つまり、1つの事業を行うのに必要となる事務作業が多いのです。事務作業に伴いデスクワークの時間も長くなるという訳です。
訪問や保健指導、健康診断などのイベントがある際には、立っている時間も少しは増えますが、看護師と比較すると少ないことは変わりません。
保健師の運動量は看護師よりも大分少ないのです。
座位時間が長い
座位時間が長いことは健康問題の1つと言われています。
座位時間が長い人は、そうでない人に比べて寿命が短く、肥満度が高く、2型糖尿病罹患率や心臓病罹患率が高いことが言われています。(厚生労働省)
日々住民に運動が生活習慣病予防になることを伝える保健師ですが、座位時間が長いという側面もあります。
筆者は保健師1年目でちょうど運動不足を感じている時期に、この「座位時間の健康問題」について目にしたのを覚えています。
保健師の運動不足解消方法
看護師と保健師の違いの1つとして勤務形態が挙げられます。
多くの看護師が日勤と夜勤の業務を行っています。加えて早番や遅番、12時間日勤などの勤務形態をとっている病院もあります。いろいろな働き方ができる反面、変則的な勤務でもあります。
一方、多くの行政保健師は基本的に平日日勤、土日祝日休みです。
そのため、毎週同じ曜日に習い事やスポーツクラブに行くことができます。また、ジムに通う場合であっても、「毎日19時から1時間ジムでトレーニングをする」といったように、生活リズムを整えやすいという点も挙げられます。
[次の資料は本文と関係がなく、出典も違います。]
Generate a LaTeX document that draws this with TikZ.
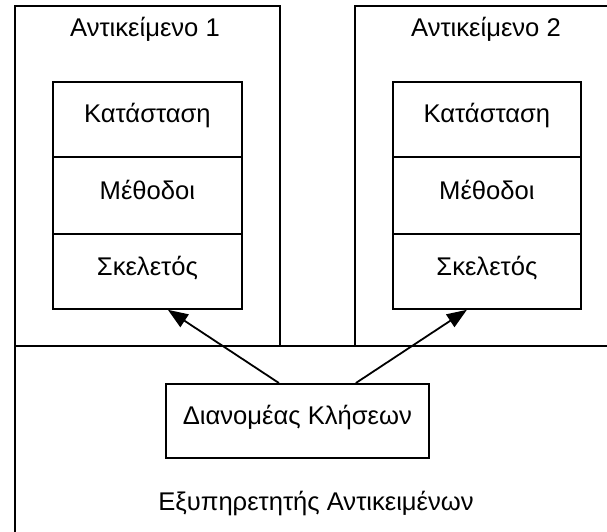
\documentclass[tikz,border=0pt]{standalone}
\usepackage{fontspec}
\setmainfont{Liberation Sans}
\usetikzlibrary{arrows.meta}
\begin{document}
\begin{tikzpicture}[x=1pt,y=-1pt,
  every node/.style={font=\fontsize{25.6}{30}\selectfont, inner sep=0pt, text height=0.72em, text depth=0pt},
  frame/.style={draw, line width=1.8pt, anchor=north west, minimum width=#1},
  cell/.style={draw, line width=1.8pt, anchor=north west, minimum width=189pt, align=center},
  lbl/.style={anchor=center},
  arr/.style={line width=1.8pt, -{Triangle[length=20pt,width=15pt]}}]
\useasboundingbox (0,0) rectangle (607,532);
\clip (0,0) rectangle (607,532);
% frames
\node[frame=265pt, minimum height=340pt] (obj1) at (14,5) {};
\node[frame=272pt, minimum height=340pt] (obj2) at (354,5) {};
\node[frame=612pt, minimum height=220pt] (server) at (14,345) {};
% frame labels
\node[lbl] (obj1lbl) at (145,32.5) {Αντικείμενο 1};
\node[lbl] (obj2lbl) at (486,32.5) {Αντικείμενο 2};
\node[lbl] (serverlbl) at (316,506.5) {Εξυπηρετητής Αντικειμένων};
% left stack
\node[cell, minimum height=75pt] (st1) at (52,81) {Κατάσταση};
\node[cell, minimum height=77pt] (me1) at (52,156) {Μέθοδοι};
\node[cell, minimum height=75pt] (sk1) at (52,233) {Σκελετός};
% right stack
\node[cell, minimum width=188pt, minimum height=75pt] (st2) at (392,81) {Κατάσταση};
\node[cell, minimum width=188pt, minimum height=77pt] (me2) at (392,156) {Μέθοδοι};
\node[cell, minimum width=188pt, minimum height=75pt] (sk2) at (392,233) {Σκελετός};
% dispatcher
\node[draw, line width=1.8pt, anchor=north west, minimum width=263pt, minimum height=74pt] (disp) at (165,383) {Διανομέας Κλήσεων};
% arrows
\draw[arr] ([xshift=-18.5pt]disp.north) -- ([xshift=20.5pt]sk1.south);
\draw[arr] ([xshift=58.5pt]disp.north) -- ([xshift=-20pt]sk2.south);
\end{tikzpicture}
\end{document}
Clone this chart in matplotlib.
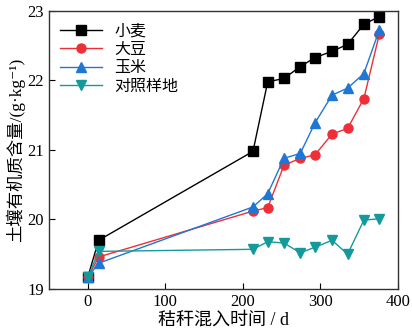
import matplotlib
matplotlib.use("Agg")
import matplotlib.pyplot as plt

plt.rcParams['font.family'] = ['Liberation Serif', 'Noto Sans CJK SC', 'DejaVu Serif']

days = [0, 14, 213, 232, 253, 274, 293, 315, 335, 356, 376]
wheat = [19.17, 19.70, 20.98, 21.98, 22.03, 22.20, 22.33, 22.42, 22.52, 22.81, 22.92]
soybean = [19.17, 19.46, 20.12, 20.17, 20.78, 20.88, 20.93, 21.23, 21.31, 21.74, 22.67]
corn = [19.17, 19.37, 20.18, 20.37, 20.88, 20.95, 21.39, 21.79, 21.89, 22.10, 22.73]
control = [19.17, 19.54, 19.57, 19.68, 19.66, 19.52, 19.60, 19.70, 19.50, 19.99, 20.01]

series = [
    ("小麦", wheat, "black", "s"),
    ("大豆", soybean, "#ee2f38", "o"),
    ("玉米", corn, "#1f77d4", "^"),
    ("对照样地", control, "#159a9c", "v"),
]

fig = plt.figure(figsize=(4.12, 3.34), dpi=100)
ax = fig.add_axes([0.119, 0.135, 0.847, 0.832])

for name, vals, c, m in series:
    ax.plot(days, vals, color=c, marker=m, markersize=6.5, linewidth=1.0, label=name)

ax.set_xlim(-50, 400)
ax.set_ylim(19, 23)
ax.set_xticks([0, 100, 200, 300, 400])
ax.set_yticks([19, 20, 21, 22, 23])
ax.tick_params(direction='in', labelsize=12, length=4, width=0.8)
for s in ax.spines.values():
    s.set_linewidth(1.0)
    s.set_color('#333333')

ax.set_xlabel("秸秆混入时间 / d", fontsize=13, labelpad=1)
ax.set_ylabel("土壤有机质含量/(g·kg⁻¹)", fontsize=12.5, labelpad=2)

ax.legend(loc='upper left', frameon=False, handlelength=2.6,
          borderaxespad=0.3, labelspacing=0.1, handletextpad=0.8,
          prop={'family': ['Noto Sans CJK SC'], 'size': 11.5})

fig.savefig("out.png", dpi=100)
実際に筆者は、保健師へ転職後、地域のスポーツクラブに毎週通うようになりました。
看護師時代にもスポーツクラブへ行きたいという思いはありましたが、勤務が不規則であるため毎週同じ曜日に行くことができませんでした。
このように、保健師は規則的な勤務形態であるためスポーツやジムを活用して運動不足を補うことができます。
まとめ
- 看護師は力仕事や体力を使う業務も多い。
- 保健師はデスクワークが多く運動量としては看護師よりも少ない。
- 保健師の規則的な勤務形態を活かしてスポーツやジムなどで運動不足を補うことができる。
今回は看護師と保健師の運動量についてご紹介しました。
この記事は筆者の体験をもとにしています。看護師や保健師の働く場はどんどん広がっており、働き方も選ぶことができる職場も増えています。
そのため、必ずしも保健師の方が運動量が少ないとも言えません。実際に母子や成人、精神疾患の方への訪問で飛び回っていたり、大きな自治体では毎日の様に乳幼児健診を行っているところもあるそうです。
今回の記事はほんの1例です。
もし、この記事を読んでいるあなたが保健師への就職や転職を考えているのであれば、希望する職場を一度見学させてもらったり、インターンシップなどを活用することも有用だと思います。
この記事が、保健師に興味のある方の目に触れてくれれば嬉しく思います。